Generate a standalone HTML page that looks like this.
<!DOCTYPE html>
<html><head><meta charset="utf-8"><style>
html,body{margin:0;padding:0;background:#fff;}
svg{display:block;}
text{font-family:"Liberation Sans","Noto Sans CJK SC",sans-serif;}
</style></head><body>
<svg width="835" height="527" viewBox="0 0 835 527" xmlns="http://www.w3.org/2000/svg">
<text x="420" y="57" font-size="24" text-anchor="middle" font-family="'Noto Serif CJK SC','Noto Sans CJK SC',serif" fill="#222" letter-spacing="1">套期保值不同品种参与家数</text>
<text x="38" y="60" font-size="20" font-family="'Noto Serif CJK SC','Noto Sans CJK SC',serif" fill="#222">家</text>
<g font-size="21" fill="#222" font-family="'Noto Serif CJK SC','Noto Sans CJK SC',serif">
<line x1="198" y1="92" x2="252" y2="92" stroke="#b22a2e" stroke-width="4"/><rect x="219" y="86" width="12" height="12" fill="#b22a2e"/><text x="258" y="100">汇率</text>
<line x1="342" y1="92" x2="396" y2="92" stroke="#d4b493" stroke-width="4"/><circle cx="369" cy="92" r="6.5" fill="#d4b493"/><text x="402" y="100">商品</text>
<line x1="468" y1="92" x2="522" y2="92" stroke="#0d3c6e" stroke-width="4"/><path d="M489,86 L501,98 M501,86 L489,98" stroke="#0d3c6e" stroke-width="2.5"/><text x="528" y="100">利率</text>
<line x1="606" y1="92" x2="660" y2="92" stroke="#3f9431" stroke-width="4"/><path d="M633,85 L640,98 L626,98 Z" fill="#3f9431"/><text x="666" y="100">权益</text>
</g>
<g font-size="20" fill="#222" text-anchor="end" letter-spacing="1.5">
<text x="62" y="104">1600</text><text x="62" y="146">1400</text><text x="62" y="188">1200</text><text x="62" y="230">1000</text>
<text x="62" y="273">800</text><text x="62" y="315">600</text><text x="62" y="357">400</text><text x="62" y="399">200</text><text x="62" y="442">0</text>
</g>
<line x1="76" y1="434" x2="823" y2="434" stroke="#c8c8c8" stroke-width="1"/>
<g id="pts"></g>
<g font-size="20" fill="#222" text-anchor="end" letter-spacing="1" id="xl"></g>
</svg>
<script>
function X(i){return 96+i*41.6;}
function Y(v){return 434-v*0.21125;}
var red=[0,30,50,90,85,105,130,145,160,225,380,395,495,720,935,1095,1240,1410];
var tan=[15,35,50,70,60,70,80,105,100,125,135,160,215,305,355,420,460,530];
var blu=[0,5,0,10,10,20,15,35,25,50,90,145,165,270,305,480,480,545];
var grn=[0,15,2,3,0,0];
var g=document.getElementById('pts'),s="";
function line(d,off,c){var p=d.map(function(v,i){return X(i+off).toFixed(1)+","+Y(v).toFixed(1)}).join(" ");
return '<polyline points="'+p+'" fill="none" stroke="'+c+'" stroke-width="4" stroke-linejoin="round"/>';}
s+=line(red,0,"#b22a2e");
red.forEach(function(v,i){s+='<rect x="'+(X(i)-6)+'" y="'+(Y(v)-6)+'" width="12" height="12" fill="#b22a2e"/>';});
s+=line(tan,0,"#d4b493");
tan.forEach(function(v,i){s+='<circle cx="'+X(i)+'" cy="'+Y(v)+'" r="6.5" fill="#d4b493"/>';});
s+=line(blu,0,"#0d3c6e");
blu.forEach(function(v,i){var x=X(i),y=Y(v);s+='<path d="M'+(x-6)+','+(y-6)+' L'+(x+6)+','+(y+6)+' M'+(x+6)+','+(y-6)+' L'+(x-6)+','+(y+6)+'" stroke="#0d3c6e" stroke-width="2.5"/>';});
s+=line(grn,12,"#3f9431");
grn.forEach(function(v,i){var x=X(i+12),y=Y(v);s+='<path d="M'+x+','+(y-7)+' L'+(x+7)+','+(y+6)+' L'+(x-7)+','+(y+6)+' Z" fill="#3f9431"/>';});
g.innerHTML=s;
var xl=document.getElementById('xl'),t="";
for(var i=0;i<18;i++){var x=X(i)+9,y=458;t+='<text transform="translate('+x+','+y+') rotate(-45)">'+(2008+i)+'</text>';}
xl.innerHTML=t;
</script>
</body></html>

_EXERCISE DIRECTIONS_. Repeat the data above, word for word.

_SOLVED EXERCISE_.
Generate a standalone HTML page that looks like this.
<!DOCTYPE html>
<html><head><meta charset="utf-8"><style>
html,body{margin:0;padding:0;background:#fff;}
svg{display:block;}
text{font-family:"Liberation Sans","Noto Sans CJK SC",sans-serif;}
</style></head><body>
<svg width="835" height="527" viewBox="0 0 835 527" xmlns="http://www.w3.org/2000/svg">
<text x="420" y="57" font-size="24" text-anchor="middle" font-family="'Noto Serif CJK SC','Noto Sans CJK SC',serif" fill="#222" letter-spacing="1">套期保值不同品种参与家数</text>
<text x="38" y="60" font-size="20" font-family="'Noto Serif CJK SC','Noto Sans CJK SC',serif" fill="#222">家</text>
<g font-size="21" fill="#222" font-family="'Noto Serif CJK SC','Noto Sans CJK SC',serif">
<line x1="198" y1="92" x2="252" y2="92" stroke="#b22a2e" stroke-width="4"/><rect x="219" y="86" width="12" height="12" fill="#b22a2e"/><text x="258" y="100">汇率</text>
<line x1="342" y1="92" x2="396" y2="92" stroke="#d4b493" stroke-width="4"/><circle cx="369" cy="92" r="6.5" fill="#d4b493"/><text x="402" y="100">商品</text>
<line x1="468" y1="92" x2="522" y2="92" stroke="#0d3c6e" stroke-width="4"/><path d="M489,86 L501,98 M501,86 L489,98" stroke="#0d3c6e" stroke-width="2.5"/><text x="528" y="100">利率</text>
<line x1="606" y1="92" x2="660" y2="92" stroke="#3f9431" stroke-width="4"/><path d="M633,85 L640,98 L626,98 Z" fill="#3f9431"/><text x="666" y="100">权益</text>
</g>
<g font-size="20" fill="#222" text-anchor="end" letter-spacing="1.5">
<text x="62" y="104">1600</text><text x="62" y="146">1400</text><text x="62" y="188">1200</text><text x="62" y="230">1000</text>
<text x="62" y="273">800</text><text x="62" y="315">600</text><text x="62" y="357">400</text><text x="62" y="399">200</text><text x="62" y="442">0</text>
</g>
<line x1="76" y1="434" x2="823" y2="434" stroke="#c8c8c8" stroke-width="1"/>
<g id="pts"></g>
<g font-size="20" fill="#222" text-anchor="end" letter-spacing="1" id="xl"></g>
</svg>
<script>
function X(i){return 96+i*41.6;}
function Y(v){return 434-v*0.21125;}
var red=[0,30,50,90,85,105,130,145,160,225,380,395,495,720,935,1095,1240,1410];
var tan=[15,35,50,70,60,70,80,105,100,125,135,160,215,305,355,420,460,530];
var blu=[0,5,0,10,10,20,15,35,25,50,90,145,165,270,305,480,480,545];
var grn=[0,15,2,3,0,0];
var g=document.getElementById('pts'),s="";
function line(d,off,c){var p=d.map(function(v,i){return X(i+off).toFixed(1)+","+Y(v).toFixed(1)}).join(" ");
return '<polyline points="'+p+'" fill="none" stroke="'+c+'" stroke-width="4" stroke-linejoin="round"/>';}
s+=line(red,0,"#b22a2e");
red.forEach(function(v,i){s+='<rect x="'+(X(i)-6)+'" y="'+(Y(v)-6)+'" width="12" height="12" fill="#b22a2e"/>';});
s+=line(tan,0,"#d4b493");
tan.forEach(function(v,i){s+='<circle cx="'+X(i)+'" cy="'+Y(v)+'" r="6.5" fill="#d4b493"/>';});
s+=line(blu,0,"#0d3c6e");
blu.forEach(function(v,i){var x=X(i),y=Y(v);s+='<path d="M'+(x-6)+','+(y-6)+' L'+(x+6)+','+(y+6)+' M'+(x+6)+','+(y-6)+' L'+(x-6)+','+(y+6)+'" stroke="#0d3c6e" stroke-width="2.5"/>';});
s+=line(grn,12,"#3f9431");
grn.forEach(function(v,i){var x=X(i+12),y=Y(v);s+='<path d="M'+x+','+(y-7)+' L'+(x+7)+','+(y+6)+' L'+(x-7)+','+(y+6)+' Z" fill="#3f9431"/>';});
g.innerHTML=s;
var xl=document.getElementById('xl'),t="";
for(var i=0;i<18;i++){var x=X(i)+9,y=458;t+='<text transform="translate('+x+','+y+') rotate(-45)">'+(2008+i)+'</text>';}
xl.innerHTML=t;
</script>
</body></html>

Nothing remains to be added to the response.